# Task brief
Produce an exact copy of all the data below, dropping every image.

— start of Provided data —

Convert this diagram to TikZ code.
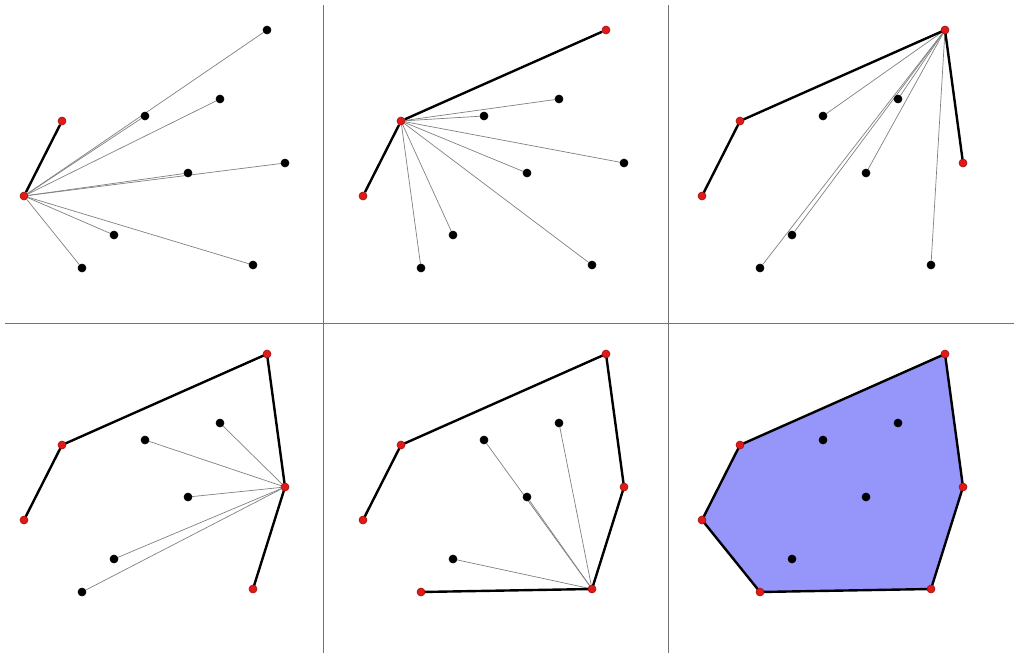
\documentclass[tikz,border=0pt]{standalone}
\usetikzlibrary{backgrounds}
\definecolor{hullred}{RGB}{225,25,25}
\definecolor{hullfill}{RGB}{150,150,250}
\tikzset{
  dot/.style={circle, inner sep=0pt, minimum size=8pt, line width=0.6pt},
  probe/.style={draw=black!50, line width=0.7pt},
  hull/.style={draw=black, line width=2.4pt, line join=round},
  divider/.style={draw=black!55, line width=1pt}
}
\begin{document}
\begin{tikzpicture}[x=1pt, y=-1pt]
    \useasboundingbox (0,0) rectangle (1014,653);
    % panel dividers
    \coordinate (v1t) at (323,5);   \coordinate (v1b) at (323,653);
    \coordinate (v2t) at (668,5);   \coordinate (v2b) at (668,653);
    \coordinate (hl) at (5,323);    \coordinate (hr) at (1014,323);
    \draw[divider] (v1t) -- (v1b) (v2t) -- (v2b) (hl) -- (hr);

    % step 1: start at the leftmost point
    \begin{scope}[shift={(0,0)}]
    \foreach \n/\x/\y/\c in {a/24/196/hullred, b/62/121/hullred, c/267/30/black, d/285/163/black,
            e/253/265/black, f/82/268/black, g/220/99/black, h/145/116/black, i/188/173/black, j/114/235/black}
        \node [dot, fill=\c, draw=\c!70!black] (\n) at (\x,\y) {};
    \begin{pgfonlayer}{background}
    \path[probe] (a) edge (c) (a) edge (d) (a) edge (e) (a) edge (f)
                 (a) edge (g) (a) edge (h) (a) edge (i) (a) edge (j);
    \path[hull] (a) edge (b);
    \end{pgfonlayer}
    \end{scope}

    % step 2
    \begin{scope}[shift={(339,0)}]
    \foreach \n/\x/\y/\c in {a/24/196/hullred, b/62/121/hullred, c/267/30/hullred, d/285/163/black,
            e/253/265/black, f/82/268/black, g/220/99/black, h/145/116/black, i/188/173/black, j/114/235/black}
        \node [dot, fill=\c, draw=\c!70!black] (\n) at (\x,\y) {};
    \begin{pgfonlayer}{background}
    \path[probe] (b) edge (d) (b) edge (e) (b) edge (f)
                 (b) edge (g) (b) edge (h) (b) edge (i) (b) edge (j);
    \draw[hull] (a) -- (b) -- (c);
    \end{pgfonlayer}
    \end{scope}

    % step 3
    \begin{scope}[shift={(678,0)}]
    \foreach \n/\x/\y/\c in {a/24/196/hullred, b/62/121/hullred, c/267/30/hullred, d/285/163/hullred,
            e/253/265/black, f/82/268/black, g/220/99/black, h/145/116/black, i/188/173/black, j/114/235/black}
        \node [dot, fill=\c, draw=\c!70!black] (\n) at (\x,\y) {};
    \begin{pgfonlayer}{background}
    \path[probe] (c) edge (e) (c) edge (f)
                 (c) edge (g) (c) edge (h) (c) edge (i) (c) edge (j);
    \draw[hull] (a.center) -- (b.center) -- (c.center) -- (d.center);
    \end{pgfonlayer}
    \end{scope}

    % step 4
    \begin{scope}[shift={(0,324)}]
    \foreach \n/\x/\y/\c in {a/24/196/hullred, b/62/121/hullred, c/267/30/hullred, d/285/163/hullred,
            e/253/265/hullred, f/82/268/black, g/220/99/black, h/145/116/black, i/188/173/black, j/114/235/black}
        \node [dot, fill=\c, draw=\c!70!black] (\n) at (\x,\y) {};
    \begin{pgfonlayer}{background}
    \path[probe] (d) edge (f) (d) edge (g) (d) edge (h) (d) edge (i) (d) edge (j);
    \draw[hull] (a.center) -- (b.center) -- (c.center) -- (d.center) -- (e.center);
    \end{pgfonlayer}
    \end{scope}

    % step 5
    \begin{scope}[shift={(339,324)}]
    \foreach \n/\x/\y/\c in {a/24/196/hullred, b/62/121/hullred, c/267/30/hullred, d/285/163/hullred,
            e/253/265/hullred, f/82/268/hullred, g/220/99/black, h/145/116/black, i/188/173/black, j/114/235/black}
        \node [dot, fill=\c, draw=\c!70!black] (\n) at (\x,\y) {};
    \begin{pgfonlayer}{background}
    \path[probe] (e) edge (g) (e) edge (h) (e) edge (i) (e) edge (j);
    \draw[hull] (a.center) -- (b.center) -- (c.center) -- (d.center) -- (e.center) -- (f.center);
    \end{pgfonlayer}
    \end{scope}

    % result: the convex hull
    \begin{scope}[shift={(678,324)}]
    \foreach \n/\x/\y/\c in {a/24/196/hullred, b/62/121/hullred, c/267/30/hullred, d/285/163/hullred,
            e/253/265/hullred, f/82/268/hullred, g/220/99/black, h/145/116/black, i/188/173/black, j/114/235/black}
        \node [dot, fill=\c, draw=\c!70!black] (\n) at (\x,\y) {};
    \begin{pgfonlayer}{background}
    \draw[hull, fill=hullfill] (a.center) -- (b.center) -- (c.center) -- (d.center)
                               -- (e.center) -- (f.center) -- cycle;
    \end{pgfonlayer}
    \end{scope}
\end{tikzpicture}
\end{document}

— end of Provided data —

# Full output
Convert this diagram to TikZ code.
\documentclass[tikz,border=0pt]{standalone}
\usetikzlibrary{backgrounds}
\definecolor{hullred}{RGB}{225,25,25}
\definecolor{hullfill}{RGB}{150,150,250}
\tikzset{
  dot/.style={circle, inner sep=0pt, minimum size=8pt, line width=0.6pt},
  probe/.style={draw=black!50, line width=0.7pt},
  hull/.style={draw=black, line width=2.4pt, line join=round},
  divider/.style={draw=black!55, line width=1pt}
}
\begin{document}
\begin{tikzpicture}[x=1pt, y=-1pt]
    \useasboundingbox (0,0) rectangle (1014,653);
    % panel dividers
    \coordinate (v1t) at (323,5);   \coordinate (v1b) at (323,653);
    \coordinate (v2t) at (668,5);   \coordinate (v2b) at (668,653);
    \coordinate (hl) at (5,323);    \coordinate (hr) at (1014,323);
    \draw[divider] (v1t) -- (v1b) (v2t) -- (v2b) (hl) -- (hr);

    % step 1: start at the leftmost point
    \begin{scope}[shift={(0,0)}]
    \foreach \n/\x/\y/\c in {a/24/196/hullred, b/62/121/hullred, c/267/30/black, d/285/163/black,
            e/253/265/black, f/82/268/black, g/220/99/black, h/145/116/black, i/188/173/black, j/114/235/black}
        \node [dot, fill=\c, draw=\c!70!black] (\n) at (\x,\y) {};
    \begin{pgfonlayer}{background}
    \path[probe] (a) edge (c) (a) edge (d) (a) edge (e) (a) edge (f)
                 (a) edge (g) (a) edge (h) (a) edge (i) (a) edge (j);
    \path[hull] (a) edge (b);
    \end{pgfonlayer}
    \end{scope}

    % step 2
    \begin{scope}[shift={(339,0)}]
    \foreach \n/\x/\y/\c in {a/24/196/hullred, b/62/121/hullred, c/267/30/hullred, d/285/163/black,
            e/253/265/black, f/82/268/black, g/220/99/black, h/145/116/black, i/188/173/black, j/114/235/black}
        \node [dot, fill=\c, draw=\c!70!black] (\n) at (\x,\y) {};
    \begin{pgfonlayer}{background}
    \path[probe] (b) edge (d) (b) edge (e) (b) edge (f)
                 (b) edge (g) (b) edge (h) (b) edge (i) (b) edge (j);
    \draw[hull] (a) -- (b) -- (c);
    \end{pgfonlayer}
    \end{scope}

    % step 3
    \begin{scope}[shift={(678,0)}]
    \foreach \n/\x/\y/\c in {a/24/196/hullred, b/62/121/hullred, c/267/30/hullred, d/285/163/hullred,
            e/253/265/black, f/82/268/black, g/220/99/black, h/145/116/black, i/188/173/black, j/114/235/black}
        \node [dot, fill=\c, draw=\c!70!black] (\n) at (\x,\y) {};
    \begin{pgfonlayer}{background}
    \path[probe] (c) edge (e) (c) edge (f)
                 (c) edge (g) (c) edge (h) (c) edge (i) (c) edge (j);
    \draw[hull] (a.center) -- (b.center) -- (c.center) -- (d.center);
    \end{pgfonlayer}
    \end{scope}

    % step 4
    \begin{scope}[shift={(0,324)}]
    \foreach \n/\x/\y/\c in {a/24/196/hullred, b/62/121/hullred, c/267/30/hullred, d/285/163/hullred,
            e/253/265/hullred, f/82/268/black, g/220/99/black, h/145/116/black, i/188/173/black, j/114/235/black}
        \node [dot, fill=\c, draw=\c!70!black] (\n) at (\x,\y) {};
    \begin{pgfonlayer}{background}
    \path[probe] (d) edge (f) (d) edge (g) (d) edge (h) (d) edge (i) (d) edge (j);
    \draw[hull] (a.center) -- (b.center) -- (c.center) -- (d.center) -- (e.center);
    \end{pgfonlayer}
    \end{scope}

    % step 5
    \begin{scope}[shift={(339,324)}]
    \foreach \n/\x/\y/\c in {a/24/196/hullred, b/62/121/hullred, c/267/30/hullred, d/285/163/hullred,
            e/253/265/hullred, f/82/268/hullred, g/220/99/black, h/145/116/black, i/188/173/black, j/114/235/black}
        \node [dot, fill=\c, draw=\c!70!black] (\n) at (\x,\y) {};
    \begin{pgfonlayer}{background}
    \path[probe] (e) edge (g) (e) edge (h) (e) edge (i) (e) edge (j);
    \draw[hull] (a.center) -- (b.center) -- (c.center) -- (d.center) -- (e.center) -- (f.center);
    \end{pgfonlayer}
    \end{scope}

    % result: the convex hull
    \begin{scope}[shift={(678,324)}]
    \foreach \n/\x/\y/\c in {a/24/196/hullred, b/62/121/hullred, c/267/30/hullred, d/285/163/hullred,
            e/253/265/hullred, f/82/268/hullred, g/220/99/black, h/145/116/black, i/188/173/black, j/114/235/black}
        \node [dot, fill=\c, draw=\c!70!black] (\n) at (\x,\y) {};
    \begin{pgfonlayer}{background}
    \draw[hull, fill=hullfill] (a.center) -- (b.center) -- (c.center) -- (d.center)
                               -- (e.center) -- (f.center) -- cycle;
    \end{pgfonlayer}
    \end{scope}
\end{tikzpicture}
\end{document}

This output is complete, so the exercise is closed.